Few-Shot 3D Point Cloud Semantic Segmentation via Stratified Class-Specific Attention Based Transformer Network
This work addresses the challenge of segmenting new categories in 3D point clouds with limited annotated data, which is important for applications like scene reconstruction and understanding, though it is incremental as it builds on prior few-shot methods.
The paper tackles the problem of few-shot 3D point cloud semantic segmentation by developing a multi-layer transformer network that aggregates query features based on class-specific support features at different scales, achieving new state-of-the-art performance with 15% less inference time on S3DIS and ScanNet datasets.

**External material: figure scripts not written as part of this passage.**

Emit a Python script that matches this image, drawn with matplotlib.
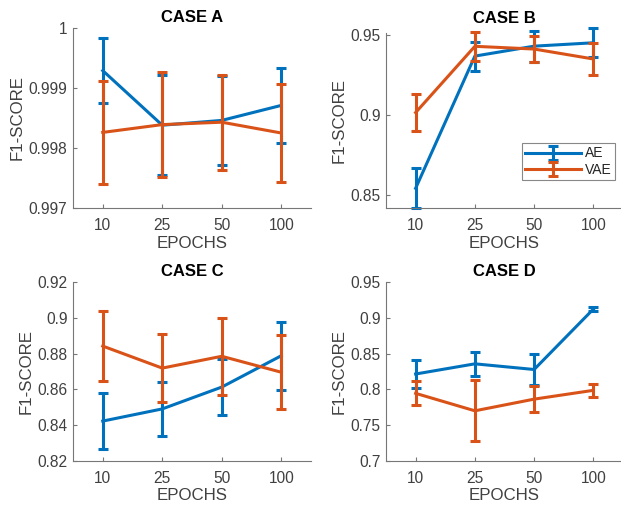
import matplotlib
matplotlib.use("Agg")
import matplotlib.pyplot as plt
import numpy as np

plt.rcParams['font.family'] = ['Liberation Sans', 'DejaVu Sans']

epochs = ["10", "25", "50", "100"]
series = ["AE", "VAE"]

# CASE A
a_ae = [0.99929, 0.99838, 0.99846, 0.99871]
a_ae_err = [0.00054, 0.00083, 0.00074, 0.00063]
a_vae = [0.99826, 0.99839, 0.99843, 0.99825]
a_vae_err = [0.00086, 0.00088, 0.00079, 0.00081]
# CASE B
b_ae = [0.8544, 0.9368, 0.9430, 0.9451]
b_ae_err = [0.0124, 0.0090, 0.0097, 0.0091]
b_vae = [0.9016, 0.9429, 0.9412, 0.9350]
b_vae_err = [0.0115, 0.0091, 0.0082, 0.0102]
# CASE C
c_ae = [0.8423, 0.8491, 0.8613, 0.8788]
c_ae_err = [0.0158, 0.0150, 0.0158, 0.0189]
c_vae = [0.8842, 0.8719, 0.8785, 0.8696]
c_vae_err = [0.0195, 0.0189, 0.0214, 0.0207]
# CASE D
d_ae = [0.8215, 0.8357, 0.8278, 0.9122]
d_ae_err = [0.0191, 0.0165, 0.0221, 0.0028]
d_vae = [0.7945, 0.7701, 0.7864, 0.7987]
d_vae_err = [0.0168, 0.0426, 0.0180, 0.0093]

titles = ["CASE A", "CASE B", "CASE C", "CASE D"]
yticks_a = [0.997, 0.998, 0.999, 1.0]
yticks_b = [0.85, 0.9, 0.95]
yticks_c = [0.82, 0.84, 0.86, 0.88, 0.9, 0.92]
yticks_d = [0.7, 0.75, 0.8, 0.85, 0.9, 0.95]

W, H = 621, 507
fig = plt.figure(figsize=(W / 100, H / 100), dpi=100)

def px_axes(left, right, top, bottom):
    return fig.add_axes([left / W, 1 - bottom / H, (right - left) / W, (bottom - top) / H])

panels = [
    (px_axes(73, 311, 28, 208), a_ae, a_ae_err, a_vae, a_vae_err, yticks_a, (0.997, 1.0), 4.0),
    (px_axes(386, 623, 33, 208), b_ae, b_ae_err, b_vae, b_vae_err, yticks_b, (0.8421, 0.9512), 7.5),
    (px_axes(73, 311, 282, 461), c_ae, c_ae_err, c_vae, c_vae_err, yticks_c, (0.82, 0.92), 4.5),
    (px_axes(386, 623, 282, 461), d_ae, d_ae_err, d_vae, d_vae_err, yticks_d, (0.7, 0.95), 4.5),
]

blue = "#0072BD"
orange = "#D95319"
txt = "#404040"
axc = "#777777"

x = np.arange(1, len(epochs) + 1)
for i, (ax, ae, aee, vae, vaee, yt, yl, tpad) in enumerate(panels):
    for j, (vals, errs, col) in enumerate([(ae, aee, blue), (vae, vaee, orange)]):
        c = ax.errorbar(x, vals, yerr=errs, color=col, lw=2.2, elinewidth=2.2,
                        capsize=3.6, capthick=2.2, label=series[j], zorder=2 + j)
        for art in c.get_children():
            art.set_clip_on(False)
    ax.set_xlim(0.5, 4.5)
    ax.set_ylim(*yl)
    ax.set_xticks(x)
    ax.set_xticklabels(epochs)
    ax.set_yticks(yt)
    ax.set_yticklabels(["%g" % v for v in yt])
    for s in ["top", "right"]:
        ax.spines[s].set_visible(False)
    for s in ["left", "bottom"]:
        ax.spines[s].set_color(axc)
        ax.spines[s].set_linewidth(0.8)
    ax.tick_params(direction="in", length=3, width=0.8, color=axc, labelcolor=txt, labelsize=11.2)
    ax.tick_params(axis="x", pad=7)
    ax.tick_params(axis="y", pad=4)
    ax.set_xlabel("EPOCHS", fontsize=12.2, color=txt, labelpad=2)
    ax.set_ylabel("F1-SCORE", fontsize=12.2, color=txt, labelpad=3)
    ax.set_title(titles[i], fontsize=12, fontweight="bold", color="black", pad=tpad)
    ax.patch.set_alpha(0)
    if i == 1:
        leg = ax.legend(loc="lower right", bbox_to_anchor=(615 / W, 1 - 180 / H),
                        bbox_transform=fig.transFigure, borderaxespad=0, fontsize=10,
                        handlelength=4.0, handleheight=0.6, handletextpad=0.3, labelspacing=0.15,
                        borderpad=0.25, fancybox=False, framealpha=1)
        leg.get_frame().set_edgecolor("#888888")
        leg.get_frame().set_linewidth(0.8)
        for t in leg.get_texts():
            t.set_color("#262626")

fig.savefig("out.png", dpi=100)
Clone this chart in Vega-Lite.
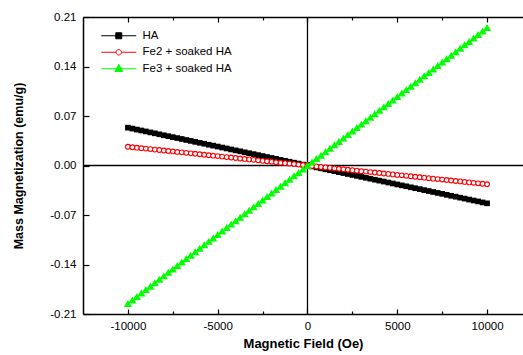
{
  "$schema": "https://vega.github.io/schema/vega-lite/v6.json",
  "width": 440,
  "height": 297,
  "autosize": {"type": "none"},
  "padding": {"left": 83, "top": 17, "right": 0, "bottom": 41},
  "background": "white",
  "config": {
    "view": {"stroke": null},
    "axis": {"labelFont": "Liberation Sans", "titleFont": "Liberation Sans", "labelColor": "black", "titleColor": "black", "domainColor": "black", "tickColor": "black", "grid": false, "domainWidth": 1.5, "tickWidth": 1.2},
    "legend": {"orient": "none", "legendX": 30, "legendY": 13, "padding": 0, "title": null, "symbolSize": 100, "labelOffset": 18, "rowPadding": 3.5, "labelFontSize": 11.5, "labelFont": "Liberation Sans", "labelColor": "black", "symbolStrokeWidth": 1}
  },
  "data": {"values": [
    {"x": -10000, "HA": 0.0535, "Fe2": 0.0265, "Fe3": -0.195},
    {"x": -9750, "HA": 0.0522, "Fe2": 0.0258, "Fe3": -0.1901},
    {"x": -9500, "HA": 0.0508, "Fe2": 0.0252, "Fe3": -0.1853},
    {"x": -9250, "HA": 0.0495, "Fe2": 0.0245, "Fe3": -0.1804},
    {"x": -9000, "HA": 0.0482, "Fe2": 0.0239, "Fe3": -0.1755},
    {"x": -8750, "HA": 0.0468, "Fe2": 0.0232, "Fe3": -0.1706},
    {"x": -8500, "HA": 0.0455, "Fe2": 0.0225, "Fe3": -0.1658},
    {"x": -8250, "HA": 0.0441, "Fe2": 0.0219, "Fe3": -0.1609},
    {"x": -8000, "HA": 0.0428, "Fe2": 0.0212, "Fe3": -0.156},
    {"x": -7750, "HA": 0.0415, "Fe2": 0.0205, "Fe3": -0.1511},
    {"x": -7500, "HA": 0.0401, "Fe2": 0.0199, "Fe3": -0.1463},
    {"x": -7250, "HA": 0.0388, "Fe2": 0.0192, "Fe3": -0.1414},
    {"x": -7000, "HA": 0.0375, "Fe2": 0.0186, "Fe3": -0.1365},
    {"x": -6750, "HA": 0.0361, "Fe2": 0.0179, "Fe3": -0.1316},
    {"x": -6500, "HA": 0.0348, "Fe2": 0.0172, "Fe3": -0.1268},
    {"x": -6250, "HA": 0.0334, "Fe2": 0.0166, "Fe3": -0.1219},
    {"x": -6000, "HA": 0.0321, "Fe2": 0.0159, "Fe3": -0.117},
    {"x": -5750, "HA": 0.0308, "Fe2": 0.0152, "Fe3": -0.1121},
    {"x": -5500, "HA": 0.0294, "Fe2": 0.0146, "Fe3": -0.1073},
    {"x": -5250, "HA": 0.0281, "Fe2": 0.0139, "Fe3": -0.1024},
    {"x": -5000, "HA": 0.0268, "Fe2": 0.0133, "Fe3": -0.0975},
    {"x": -4750, "HA": 0.0254, "Fe2": 0.0126, "Fe3": -0.0926},
    {"x": -4500, "HA": 0.0241, "Fe2": 0.0119, "Fe3": -0.0878},
    {"x": -4250, "HA": 0.0227, "Fe2": 0.0113, "Fe3": -0.0829},
    {"x": -4000, "HA": 0.0214, "Fe2": 0.0106, "Fe3": -0.078},
    {"x": -3750, "HA": 0.0201, "Fe2": 0.0099, "Fe3": -0.0731},
    {"x": -3500, "HA": 0.0187, "Fe2": 0.0093, "Fe3": -0.0683},
    {"x": -3250, "HA": 0.0174, "Fe2": 0.0086, "Fe3": -0.0634},
    {"x": -3000, "HA": 0.0161, "Fe2": 0.008, "Fe3": -0.0585},
    {"x": -2750, "HA": 0.0147, "Fe2": 0.0073, "Fe3": -0.0536},
    {"x": -2500, "HA": 0.0134, "Fe2": 0.0066, "Fe3": -0.0488},
    {"x": -2250, "HA": 0.012, "Fe2": 0.006, "Fe3": -0.0439},
    {"x": -2000, "HA": 0.0107, "Fe2": 0.0053, "Fe3": -0.039},
    {"x": -1750, "HA": 0.0094, "Fe2": 0.0046, "Fe3": -0.0341},
    {"x": -1500, "HA": 0.008, "Fe2": 0.004, "Fe3": -0.0293},
    {"x": -1250, "HA": 0.0067, "Fe2": 0.0033, "Fe3": -0.0244},
    {"x": -1000, "HA": 0.0054, "Fe2": 0.0027, "Fe3": -0.0195},
    {"x": -750, "HA": 0.004, "Fe2": 0.002, "Fe3": -0.0146},
    {"x": -500, "HA": 0.0027, "Fe2": 0.0013, "Fe3": -0.0098},
    {"x": -250, "HA": 0.0013, "Fe2": 0.0007, "Fe3": -0.0049},
    {"x": 0, "HA": 0, "Fe2": 0, "Fe3": 0},
    {"x": 250, "HA": -0.0013, "Fe2": -0.0007, "Fe3": 0.0049},
    {"x": 500, "HA": -0.0027, "Fe2": -0.0013, "Fe3": 0.0098},
    {"x": 750, "HA": -0.004, "Fe2": -0.002, "Fe3": 0.0146},
    {"x": 1000, "HA": -0.0054, "Fe2": -0.0027, "Fe3": 0.0195},
    {"x": 1250, "HA": -0.0067, "Fe2": -0.0033, "Fe3": 0.0244},
    {"x": 1500, "HA": -0.008, "Fe2": -0.004, "Fe3": 0.0293},
    {"x": 1750, "HA": -0.0094, "Fe2": -0.0046, "Fe3": 0.0341},
    {"x": 2000, "HA": -0.0107, "Fe2": -0.0053, "Fe3": 0.039},
    {"x": 2250, "HA": -0.012, "Fe2": -0.006, "Fe3": 0.0439},
    {"x": 2500, "HA": -0.0134, "Fe2": -0.0066, "Fe3": 0.0488},
    {"x": 2750, "HA": -0.0147, "Fe2": -0.0073, "Fe3": 0.0536},
    {"x": 3000, "HA": -0.0161, "Fe2": -0.008, "Fe3": 0.0585},
    {"x": 3250, "HA": -0.0174, "Fe2": -0.0086, "Fe3": 0.0634},
    {"x": 3500, "HA": -0.0187, "Fe2": -0.0093, "Fe3": 0.0683},
    {"x": 3750, "HA": -0.0201, "Fe2": -0.0099, "Fe3": 0.0731},
    {"x": 4000, "HA": -0.0214, "Fe2": -0.0106, "Fe3": 0.078},
    {"x": 4250, "HA": -0.0227, "Fe2": -0.0113, "Fe3": 0.0829},
    {"x": 4500, "HA": -0.0241, "Fe2": -0.0119, "Fe3": 0.0878},
    {"x": 4750, "HA": -0.0254, "Fe2": -0.0126, "Fe3": 0.0926},
    {"x": 5000, "HA": -0.0268, "Fe2": -0.0133, "Fe3": 0.0975},
    {"x": 5250, "HA": -0.0281, "Fe2": -0.0139, "Fe3": 0.1024},
    {"x": 5500, "HA": -0.0294, "Fe2": -0.0146, "Fe3": 0.1073},
    {"x": 5750, "HA": -0.0308, "Fe2": -0.0152, "Fe3": 0.1121},
    {"x": 6000, "HA": -0.0321, "Fe2": -0.0159, "Fe3": 0.117},
    {"x": 6250, "HA": -0.0334, "Fe2": -0.0166, "Fe3": 0.1219},
    {"x": 6500, "HA": -0.0348, "Fe2": -0.0172, "Fe3": 0.1268},
    {"x": 6750, "HA": -0.0361, "Fe2": -0.0179, "Fe3": 0.1316},
    {"x": 7000, "HA": -0.0375, "Fe2": -0.0186, "Fe3": 0.1365},
    {"x": 7250, "HA": -0.0388, "Fe2": -0.0192, "Fe3": 0.1414},
    {"x": 7500, "HA": -0.0401, "Fe2": -0.0199, "Fe3": 0.1463},
    {"x": 7750, "HA": -0.0415, "Fe2": -0.0205, "Fe3": 0.1511},
    {"x": 8000, "HA": -0.0428, "Fe2": -0.0212, "Fe3": 0.156},
    {"x": 8250, "HA": -0.0441, "Fe2": -0.0219, "Fe3": 0.1609},
    {"x": 8500, "HA": -0.0455, "Fe2": -0.0225, "Fe3": 0.1658},
    {"x": 8750, "HA": -0.0468, "Fe2": -0.0232, "Fe3": 0.1706},
    {"x": 9000, "HA": -0.0482, "Fe2": -0.0239, "Fe3": 0.1755},
    {"x": 9250, "HA": -0.0495, "Fe2": -0.0245, "Fe3": 0.1804},
    {"x": 9500, "HA": -0.0508, "Fe2": -0.0252, "Fe3": 0.1853},
    {"x": 9750, "HA": -0.0522, "Fe2": -0.0258, "Fe3": 0.1901},
    {"x": 10000, "HA": -0.0535, "Fe2": -0.0265, "Fe3": 0.195}
  ]},
  "transform": [{"fold": ["HA", "Fe2", "Fe3"], "as": ["s", "y"]}],
  "layer": [
    {
      "transform": [{"filter": "datum.x == 0"}],
      "mark": {"type": "point", "opacity": 1, "strokeWidth": 1, "size": 100},
      "encoding": {
        "x": {"field": "x", "type": "quantitative", "axis": null},
        "y": {"field": "y", "type": "quantitative"},
        "shape": {"field": "s", "type": "nominal",
          "scale": {"domain": ["HA", "Fe2", "Fe3"], "range": ["M-3.5,0H3.5M-0.6,-0.6H0.6V0.6H-0.6Z", "M-3.5,0H-0.55M0.55,0H3.5M0.55,0A0.55,0.55 0 1,1 -0.55,0A0.55,0.55 0 1,1 0.55,0Z", "M-3.5,0H3.5M0,-0.85L0.8,0.55H-0.8Z"]},
          "legend": {"labelExpr": "datum.label == 'HA' ? 'HA' : datum.label + ' + soaked HA'"}},
        "fill": {"field": "s", "type": "nominal", "scale": {"domain": ["HA", "Fe2", "Fe3"], "range": ["black", "white", "#00ff00"]},
          "legend": {"labelExpr": "datum.label == 'HA' ? 'HA' : datum.label + ' + soaked HA'"}},
        "stroke": {"field": "s", "type": "nominal", "scale": {"domain": ["HA", "Fe2", "Fe3"], "range": ["black", "red", "#00ff00"]},
          "legend": {"labelExpr": "datum.label == 'HA' ? 'HA' : datum.label + ' + soaked HA'"}}
      }
    },
    {
      "data": {"values": [{}]},
      "mark": {"type": "rule", "color": "black", "strokeWidth": 1.3},
      "encoding": {
        "x": {"datum": 0, "type": "quantitative", "scale": {"domain": [-12500, 12000], "nice": false, "zero": false},
          "axis": {"orient": "top", "title": null, "labels": false, "values": [-10000, -7500, -5000, -2500, 0, 2500, 5000, 7500, 10000],
            "tickSize": {"condition": {"test": "datum.value % 5000 == 0", "value": -5}, "value": -3}}}
      }
    },
    {
      "data": {"values": [{}]},
      "mark": {"type": "rule", "color": "black", "strokeWidth": 1.5},
      "encoding": {
        "y": {"datum": 0, "type": "quantitative", "scale": {"domain": [-0.21, 0.21], "nice": false, "zero": false},
          "axis": {"title": "Mass Magnetization (emu/g)", "titleFontSize": 12.5, "titleFontWeight": "bold", "titlePadding": 24,
            "values": [-0.21, -0.175, -0.14, -0.105, -0.07, -0.035, 0, 0.035, 0.07, 0.105, 0.14, 0.175, 0.21],
            "labelFontSize": 11.5, "labelPadding": 13,
            "labelExpr": "abs(datum.value*100/7 - round(datum.value*100/7)) < 0.01 ? (datum.value < -0.0001 ? '-' : '') + format(abs(datum.value), '.2f') : ''",
            "tickSize": {"condition": {"test": "abs(datum.value*100/7 - round(datum.value*100/7)) < 0.01", "value": -6}, "value": -3}}}
      }
    },
    {
      "mark": {"type": "line", "strokeWidth": 1},
      "encoding": {
        "x": {"field": "x", "type": "quantitative",
          "axis": {"orient": "bottom", "title": "Magnetic Field (Oe)", "titleFontSize": 13, "titleFontWeight": "bold", "titlePadding": 6,
            "values": [-10000, -7500, -5000, -2500, 0, 2500, 5000, 7500, 10000], "labelFontSize": 11.5, "labelPadding": 11,
            "labelExpr": "datum.value % 5000 == 0 ? '' + datum.value : ''",
            "tickSize": {"condition": {"test": "datum.value % 5000 == 0", "value": -5}, "value": -3}}},
        "y": {"field": "y", "type": "quantitative"},
        "color": {"field": "s", "type": "nominal", "scale": {"domain": ["HA", "Fe2", "Fe3"], "range": ["black", "red", "#00ff00"]}, "legend": null}
      }
    },
    {
      "transform": [{"filter": "datum.s == 'HA'"}],
      "mark": {"type": "point", "shape": "square", "filled": true, "color": "black", "size": 32, "opacity": 1},
      "encoding": {"x": {"field": "x", "type": "quantitative", "axis": null}, "y": {"field": "y", "type": "quantitative"}}
    },
    {
      "transform": [{"filter": "datum.s == 'Fe2'"}],
      "mark": {"type": "point", "shape": "circle", "fill": "white", "stroke": "red", "strokeWidth": 1.1, "size": 22, "opacity": 1},
      "encoding": {"x": {"field": "x", "type": "quantitative", "axis": null}, "y": {"field": "y", "type": "quantitative"}}
    },
    {
      "transform": [{"filter": "datum.s == 'Fe3'"}],
      "mark": {"type": "point", "shape": "triangle-up", "filled": true, "color": "#00ff00", "size": 65, "opacity": 1},
      "encoding": {"x": {"field": "x", "type": "quantitative", "axis": null}, "y": {"field": "y", "type": "quantitative"}}
    }
  ],
  "resolve": {"axis": {"x": "independent"}}
}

3D point cloud semantic segmentation aims to group all points into different semantic categories, which benefits important applications such as point cloud scene reconstruction and understanding. Existing supervised point cloud semantic segmentation methods usually require large-scale annotated point clouds for training and cannot handle new categories. While a few-shot learning method was proposed recently to address these two problems, it suffers from high computational complexity caused by graph construction and inability to learn fine-grained relationships among points due to the use of pooling operations. In this paper, we further address these problems by developing a new multi-layer transformer network for few-shot point cloud semantic segmentation. In the proposed network, the query point cloud features are aggregated based on the class-specific support features in different scales. Without using pooling operations, our method makes full use of all pixel-level features from the support samples. By better leveraging the support features for few-shot learning, the proposed method achieves the new state-of-the-art performance, with 15\% less inference time, over existing few-shot 3D point cloud segmentation models on the S3DIS dataset and the ScanNet dataset.